THE EXERCISE: Work out the number of lines containing "this". Give that number alone.

Charts and diagrams as code
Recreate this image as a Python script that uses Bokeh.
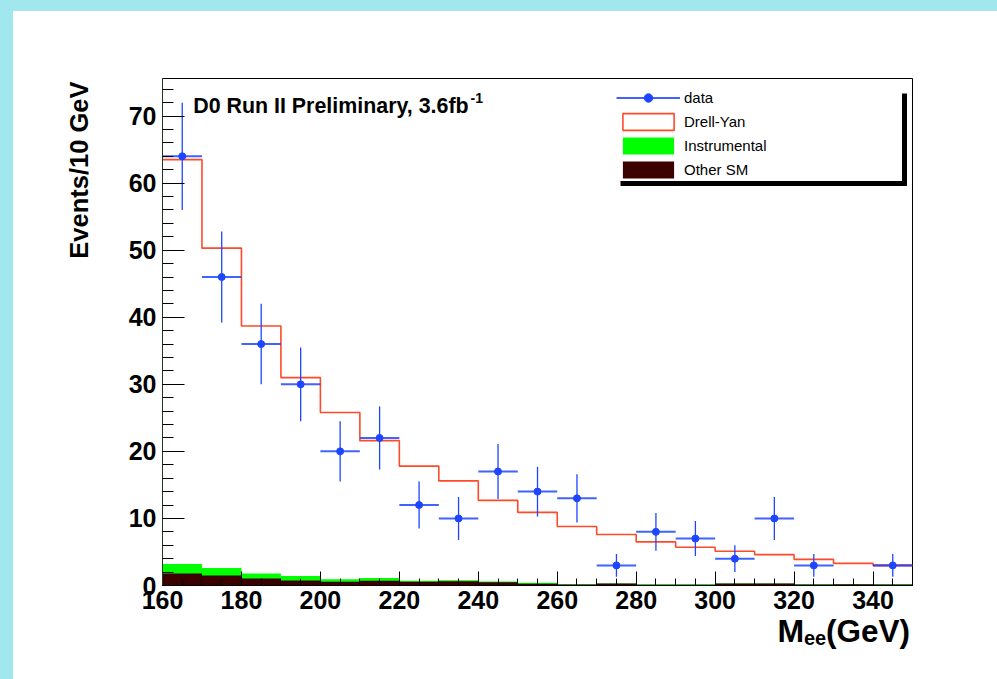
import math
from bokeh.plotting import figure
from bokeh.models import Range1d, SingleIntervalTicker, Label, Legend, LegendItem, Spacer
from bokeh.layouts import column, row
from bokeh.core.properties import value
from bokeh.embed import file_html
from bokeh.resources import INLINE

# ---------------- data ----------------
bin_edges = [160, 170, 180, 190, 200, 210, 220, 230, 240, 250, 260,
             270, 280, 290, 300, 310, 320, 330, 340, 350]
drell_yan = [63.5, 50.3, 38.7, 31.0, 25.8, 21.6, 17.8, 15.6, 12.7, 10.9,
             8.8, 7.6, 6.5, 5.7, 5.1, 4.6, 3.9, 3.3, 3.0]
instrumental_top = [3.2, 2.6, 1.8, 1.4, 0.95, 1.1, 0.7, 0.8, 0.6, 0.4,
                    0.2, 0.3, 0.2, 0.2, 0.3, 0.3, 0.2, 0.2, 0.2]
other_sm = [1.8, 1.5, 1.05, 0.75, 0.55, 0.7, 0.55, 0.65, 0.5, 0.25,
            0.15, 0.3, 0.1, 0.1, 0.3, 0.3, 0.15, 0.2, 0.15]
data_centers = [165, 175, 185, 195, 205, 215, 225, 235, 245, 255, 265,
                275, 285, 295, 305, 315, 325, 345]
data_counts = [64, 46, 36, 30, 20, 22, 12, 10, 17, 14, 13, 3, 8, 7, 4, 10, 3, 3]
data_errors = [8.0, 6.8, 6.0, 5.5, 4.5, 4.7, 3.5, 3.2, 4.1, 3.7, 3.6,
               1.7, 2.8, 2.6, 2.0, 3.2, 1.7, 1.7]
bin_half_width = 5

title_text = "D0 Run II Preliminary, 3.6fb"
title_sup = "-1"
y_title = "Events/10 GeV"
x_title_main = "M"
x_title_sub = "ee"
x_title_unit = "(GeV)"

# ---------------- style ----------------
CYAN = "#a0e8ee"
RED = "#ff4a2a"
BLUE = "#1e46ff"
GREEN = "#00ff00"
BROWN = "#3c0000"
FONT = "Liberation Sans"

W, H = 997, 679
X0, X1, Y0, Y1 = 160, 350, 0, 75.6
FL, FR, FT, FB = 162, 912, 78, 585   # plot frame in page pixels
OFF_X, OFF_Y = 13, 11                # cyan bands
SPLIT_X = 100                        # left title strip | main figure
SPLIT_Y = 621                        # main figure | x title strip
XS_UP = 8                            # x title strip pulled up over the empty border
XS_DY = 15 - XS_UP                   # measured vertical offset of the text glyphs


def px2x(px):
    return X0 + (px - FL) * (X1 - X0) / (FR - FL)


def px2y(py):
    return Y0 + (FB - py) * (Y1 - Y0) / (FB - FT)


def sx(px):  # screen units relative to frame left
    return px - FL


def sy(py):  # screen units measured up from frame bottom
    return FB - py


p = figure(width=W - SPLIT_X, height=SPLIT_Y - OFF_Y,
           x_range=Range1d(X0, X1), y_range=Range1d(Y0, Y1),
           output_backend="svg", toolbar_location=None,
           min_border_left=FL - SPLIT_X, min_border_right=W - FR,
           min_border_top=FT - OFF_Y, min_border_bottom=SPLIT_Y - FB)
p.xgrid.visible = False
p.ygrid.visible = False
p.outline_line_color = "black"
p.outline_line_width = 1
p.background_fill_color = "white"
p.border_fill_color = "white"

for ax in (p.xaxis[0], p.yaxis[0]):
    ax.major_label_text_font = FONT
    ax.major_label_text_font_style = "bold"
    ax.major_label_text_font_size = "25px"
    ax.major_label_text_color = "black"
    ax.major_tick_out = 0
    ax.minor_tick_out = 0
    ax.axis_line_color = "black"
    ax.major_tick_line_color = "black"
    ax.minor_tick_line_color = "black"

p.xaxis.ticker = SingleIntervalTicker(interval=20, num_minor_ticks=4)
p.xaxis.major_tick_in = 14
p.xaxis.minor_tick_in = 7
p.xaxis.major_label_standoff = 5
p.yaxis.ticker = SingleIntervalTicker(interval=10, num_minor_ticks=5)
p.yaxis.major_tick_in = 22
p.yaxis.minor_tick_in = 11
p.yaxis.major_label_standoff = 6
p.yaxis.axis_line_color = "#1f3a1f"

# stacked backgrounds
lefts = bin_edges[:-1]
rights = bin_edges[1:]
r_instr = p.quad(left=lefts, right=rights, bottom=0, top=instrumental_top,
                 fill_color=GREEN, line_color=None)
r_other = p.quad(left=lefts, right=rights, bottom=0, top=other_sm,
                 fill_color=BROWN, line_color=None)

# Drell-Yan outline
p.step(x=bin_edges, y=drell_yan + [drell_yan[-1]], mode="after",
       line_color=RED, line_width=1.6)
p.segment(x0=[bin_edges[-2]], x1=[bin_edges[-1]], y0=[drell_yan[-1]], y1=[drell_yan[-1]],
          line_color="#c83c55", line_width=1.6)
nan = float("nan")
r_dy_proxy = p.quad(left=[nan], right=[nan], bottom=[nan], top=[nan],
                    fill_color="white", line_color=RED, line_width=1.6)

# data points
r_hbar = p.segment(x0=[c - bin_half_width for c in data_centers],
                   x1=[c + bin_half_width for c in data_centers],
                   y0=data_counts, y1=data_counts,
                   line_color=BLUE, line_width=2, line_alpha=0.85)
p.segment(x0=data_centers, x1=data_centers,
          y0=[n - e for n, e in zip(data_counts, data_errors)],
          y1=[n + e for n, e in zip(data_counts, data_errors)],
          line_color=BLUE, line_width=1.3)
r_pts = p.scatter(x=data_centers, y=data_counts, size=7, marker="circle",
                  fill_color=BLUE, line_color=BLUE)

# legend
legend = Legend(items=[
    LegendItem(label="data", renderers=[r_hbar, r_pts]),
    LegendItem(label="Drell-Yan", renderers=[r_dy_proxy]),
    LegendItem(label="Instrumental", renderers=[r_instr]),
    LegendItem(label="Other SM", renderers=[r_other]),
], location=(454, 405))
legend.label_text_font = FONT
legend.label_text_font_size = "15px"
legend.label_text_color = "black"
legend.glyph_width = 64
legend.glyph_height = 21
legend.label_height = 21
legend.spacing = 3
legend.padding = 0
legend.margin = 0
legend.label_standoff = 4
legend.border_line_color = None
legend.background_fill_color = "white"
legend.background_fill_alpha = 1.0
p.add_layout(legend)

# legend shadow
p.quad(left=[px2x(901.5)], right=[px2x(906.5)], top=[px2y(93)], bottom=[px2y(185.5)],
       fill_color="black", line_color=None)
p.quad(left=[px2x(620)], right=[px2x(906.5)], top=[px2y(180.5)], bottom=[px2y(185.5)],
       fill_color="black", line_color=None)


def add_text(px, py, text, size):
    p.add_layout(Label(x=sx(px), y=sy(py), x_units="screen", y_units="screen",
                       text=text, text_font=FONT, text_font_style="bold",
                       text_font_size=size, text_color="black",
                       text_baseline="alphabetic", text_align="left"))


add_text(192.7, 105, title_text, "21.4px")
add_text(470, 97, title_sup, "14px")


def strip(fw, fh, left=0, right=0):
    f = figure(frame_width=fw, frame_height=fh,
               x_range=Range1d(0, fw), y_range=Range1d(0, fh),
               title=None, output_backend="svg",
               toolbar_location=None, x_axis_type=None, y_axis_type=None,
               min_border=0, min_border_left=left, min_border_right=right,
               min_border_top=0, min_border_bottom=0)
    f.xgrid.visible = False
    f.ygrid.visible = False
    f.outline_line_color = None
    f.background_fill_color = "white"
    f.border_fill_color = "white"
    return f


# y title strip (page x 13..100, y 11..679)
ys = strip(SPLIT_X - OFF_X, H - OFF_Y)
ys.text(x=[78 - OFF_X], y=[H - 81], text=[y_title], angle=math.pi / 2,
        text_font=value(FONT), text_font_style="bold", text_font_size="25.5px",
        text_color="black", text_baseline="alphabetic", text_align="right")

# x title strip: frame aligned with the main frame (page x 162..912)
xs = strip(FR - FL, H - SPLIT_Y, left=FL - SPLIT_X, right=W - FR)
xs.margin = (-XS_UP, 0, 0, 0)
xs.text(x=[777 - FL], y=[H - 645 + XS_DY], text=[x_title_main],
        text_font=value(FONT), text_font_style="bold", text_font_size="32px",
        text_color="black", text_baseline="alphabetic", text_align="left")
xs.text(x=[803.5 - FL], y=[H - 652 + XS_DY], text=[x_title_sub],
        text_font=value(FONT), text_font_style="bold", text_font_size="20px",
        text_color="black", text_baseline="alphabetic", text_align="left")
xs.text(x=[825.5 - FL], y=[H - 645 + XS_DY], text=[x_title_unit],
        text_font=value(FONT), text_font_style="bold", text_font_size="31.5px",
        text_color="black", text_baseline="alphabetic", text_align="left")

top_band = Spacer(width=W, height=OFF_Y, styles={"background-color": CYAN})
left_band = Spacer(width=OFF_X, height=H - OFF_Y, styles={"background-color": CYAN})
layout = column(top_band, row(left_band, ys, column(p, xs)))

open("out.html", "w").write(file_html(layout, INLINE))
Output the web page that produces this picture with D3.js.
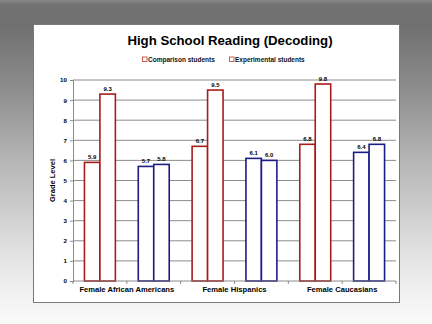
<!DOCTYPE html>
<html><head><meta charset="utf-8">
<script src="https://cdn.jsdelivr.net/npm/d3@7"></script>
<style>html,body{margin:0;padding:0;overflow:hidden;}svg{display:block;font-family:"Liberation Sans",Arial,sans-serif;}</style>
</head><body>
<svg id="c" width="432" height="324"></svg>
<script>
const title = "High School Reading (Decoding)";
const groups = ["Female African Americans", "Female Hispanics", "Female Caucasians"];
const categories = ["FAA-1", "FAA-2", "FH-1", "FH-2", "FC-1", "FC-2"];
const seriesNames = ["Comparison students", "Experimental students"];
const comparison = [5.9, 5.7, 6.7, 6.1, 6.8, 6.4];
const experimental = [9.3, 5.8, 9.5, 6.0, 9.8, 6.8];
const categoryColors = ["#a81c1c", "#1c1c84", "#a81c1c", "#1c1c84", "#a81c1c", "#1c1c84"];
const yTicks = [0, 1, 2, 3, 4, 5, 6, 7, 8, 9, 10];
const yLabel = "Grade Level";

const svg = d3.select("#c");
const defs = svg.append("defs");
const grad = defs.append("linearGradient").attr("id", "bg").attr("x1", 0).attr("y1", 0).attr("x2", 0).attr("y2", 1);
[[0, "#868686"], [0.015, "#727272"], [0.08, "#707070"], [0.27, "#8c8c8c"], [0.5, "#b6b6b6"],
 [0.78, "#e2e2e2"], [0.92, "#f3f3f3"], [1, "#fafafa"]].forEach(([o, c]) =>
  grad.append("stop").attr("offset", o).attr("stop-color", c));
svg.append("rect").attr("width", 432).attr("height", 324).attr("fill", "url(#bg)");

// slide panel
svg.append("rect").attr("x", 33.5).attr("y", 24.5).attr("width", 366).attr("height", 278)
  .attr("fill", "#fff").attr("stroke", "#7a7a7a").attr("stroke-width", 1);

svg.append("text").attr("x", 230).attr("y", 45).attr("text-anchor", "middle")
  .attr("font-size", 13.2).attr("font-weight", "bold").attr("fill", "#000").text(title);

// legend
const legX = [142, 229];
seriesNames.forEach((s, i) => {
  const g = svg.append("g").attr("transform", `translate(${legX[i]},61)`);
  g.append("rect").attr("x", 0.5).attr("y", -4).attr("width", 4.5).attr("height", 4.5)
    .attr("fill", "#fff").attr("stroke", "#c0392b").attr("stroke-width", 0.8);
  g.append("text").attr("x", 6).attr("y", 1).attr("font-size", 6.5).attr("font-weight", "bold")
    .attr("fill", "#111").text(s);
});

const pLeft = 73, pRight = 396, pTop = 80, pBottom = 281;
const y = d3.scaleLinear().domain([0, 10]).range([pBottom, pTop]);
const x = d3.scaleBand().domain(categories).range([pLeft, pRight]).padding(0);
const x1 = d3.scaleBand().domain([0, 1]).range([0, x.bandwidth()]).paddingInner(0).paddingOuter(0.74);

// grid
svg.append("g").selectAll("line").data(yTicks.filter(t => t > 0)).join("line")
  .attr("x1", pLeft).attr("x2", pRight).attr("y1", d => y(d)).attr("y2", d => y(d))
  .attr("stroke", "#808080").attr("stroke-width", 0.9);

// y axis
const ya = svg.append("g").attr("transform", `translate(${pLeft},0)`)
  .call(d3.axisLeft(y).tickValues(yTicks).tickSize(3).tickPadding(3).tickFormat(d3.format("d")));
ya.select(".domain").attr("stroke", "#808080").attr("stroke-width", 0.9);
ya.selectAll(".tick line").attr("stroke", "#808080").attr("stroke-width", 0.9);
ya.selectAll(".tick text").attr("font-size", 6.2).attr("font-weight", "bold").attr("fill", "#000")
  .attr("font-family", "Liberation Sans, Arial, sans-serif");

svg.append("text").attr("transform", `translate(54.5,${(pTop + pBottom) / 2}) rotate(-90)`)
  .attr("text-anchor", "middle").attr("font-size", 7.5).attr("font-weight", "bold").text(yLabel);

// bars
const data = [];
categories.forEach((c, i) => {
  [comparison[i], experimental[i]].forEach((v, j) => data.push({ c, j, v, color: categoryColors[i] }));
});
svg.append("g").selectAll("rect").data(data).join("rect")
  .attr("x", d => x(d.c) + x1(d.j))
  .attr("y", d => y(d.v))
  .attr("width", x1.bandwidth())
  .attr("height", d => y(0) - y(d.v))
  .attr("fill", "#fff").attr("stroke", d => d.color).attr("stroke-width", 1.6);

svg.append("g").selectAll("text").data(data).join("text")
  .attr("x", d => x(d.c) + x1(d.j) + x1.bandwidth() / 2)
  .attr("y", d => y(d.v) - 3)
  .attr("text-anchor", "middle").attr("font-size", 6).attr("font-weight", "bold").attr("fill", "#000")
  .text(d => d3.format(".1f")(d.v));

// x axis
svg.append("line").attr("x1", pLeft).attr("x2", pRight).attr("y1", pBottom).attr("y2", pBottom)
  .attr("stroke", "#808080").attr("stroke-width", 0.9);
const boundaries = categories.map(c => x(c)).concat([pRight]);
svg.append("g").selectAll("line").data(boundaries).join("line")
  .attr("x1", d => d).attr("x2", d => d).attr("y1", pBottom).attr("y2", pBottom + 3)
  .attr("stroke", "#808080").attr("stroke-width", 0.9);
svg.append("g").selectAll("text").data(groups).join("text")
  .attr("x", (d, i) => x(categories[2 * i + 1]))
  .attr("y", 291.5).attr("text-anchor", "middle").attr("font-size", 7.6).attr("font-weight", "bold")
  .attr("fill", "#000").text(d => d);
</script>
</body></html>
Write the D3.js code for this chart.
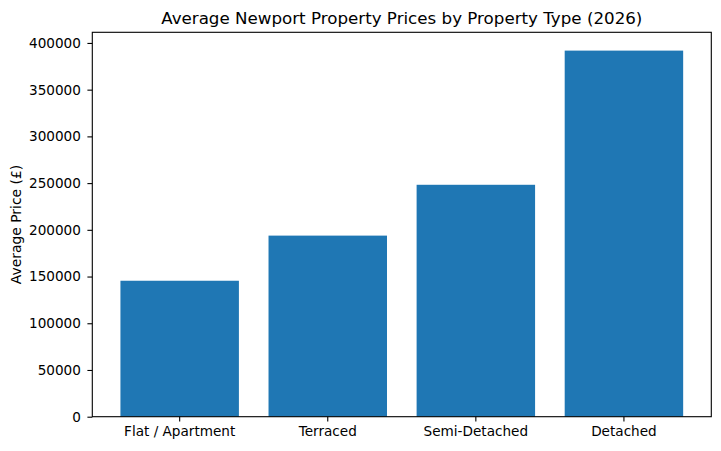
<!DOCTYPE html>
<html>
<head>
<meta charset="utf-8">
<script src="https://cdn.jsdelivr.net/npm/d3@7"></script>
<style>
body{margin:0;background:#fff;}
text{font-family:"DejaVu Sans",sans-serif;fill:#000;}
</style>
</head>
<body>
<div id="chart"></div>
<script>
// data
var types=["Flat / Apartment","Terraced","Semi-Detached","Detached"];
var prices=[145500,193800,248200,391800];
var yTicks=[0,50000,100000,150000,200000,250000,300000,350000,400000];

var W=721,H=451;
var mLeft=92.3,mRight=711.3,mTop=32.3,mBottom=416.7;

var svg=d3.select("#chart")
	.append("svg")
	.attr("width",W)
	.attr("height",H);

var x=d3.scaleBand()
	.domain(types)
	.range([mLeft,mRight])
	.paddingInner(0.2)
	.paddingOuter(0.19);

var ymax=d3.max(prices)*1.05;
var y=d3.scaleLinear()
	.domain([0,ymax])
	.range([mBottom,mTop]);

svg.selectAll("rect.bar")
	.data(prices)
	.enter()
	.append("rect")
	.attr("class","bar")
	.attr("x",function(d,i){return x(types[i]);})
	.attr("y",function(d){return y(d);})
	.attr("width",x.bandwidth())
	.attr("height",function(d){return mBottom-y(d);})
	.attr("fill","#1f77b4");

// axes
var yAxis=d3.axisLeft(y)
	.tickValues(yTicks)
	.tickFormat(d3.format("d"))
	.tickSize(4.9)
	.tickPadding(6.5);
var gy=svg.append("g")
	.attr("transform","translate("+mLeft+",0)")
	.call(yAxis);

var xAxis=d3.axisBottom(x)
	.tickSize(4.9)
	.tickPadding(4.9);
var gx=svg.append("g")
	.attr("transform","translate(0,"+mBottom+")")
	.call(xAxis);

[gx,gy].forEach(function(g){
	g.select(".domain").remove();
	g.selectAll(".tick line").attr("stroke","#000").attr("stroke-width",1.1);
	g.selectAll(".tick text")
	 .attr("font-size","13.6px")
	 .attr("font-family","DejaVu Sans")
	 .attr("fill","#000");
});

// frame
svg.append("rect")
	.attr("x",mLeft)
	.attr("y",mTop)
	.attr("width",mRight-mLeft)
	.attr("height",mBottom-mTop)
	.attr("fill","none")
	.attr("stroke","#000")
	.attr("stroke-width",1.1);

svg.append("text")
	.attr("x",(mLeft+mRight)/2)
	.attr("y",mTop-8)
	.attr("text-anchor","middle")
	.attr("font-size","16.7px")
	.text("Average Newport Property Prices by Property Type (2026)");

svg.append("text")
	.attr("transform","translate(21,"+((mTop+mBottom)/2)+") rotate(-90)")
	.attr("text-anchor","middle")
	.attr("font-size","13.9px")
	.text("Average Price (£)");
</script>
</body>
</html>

CORRECT ANSWER: 3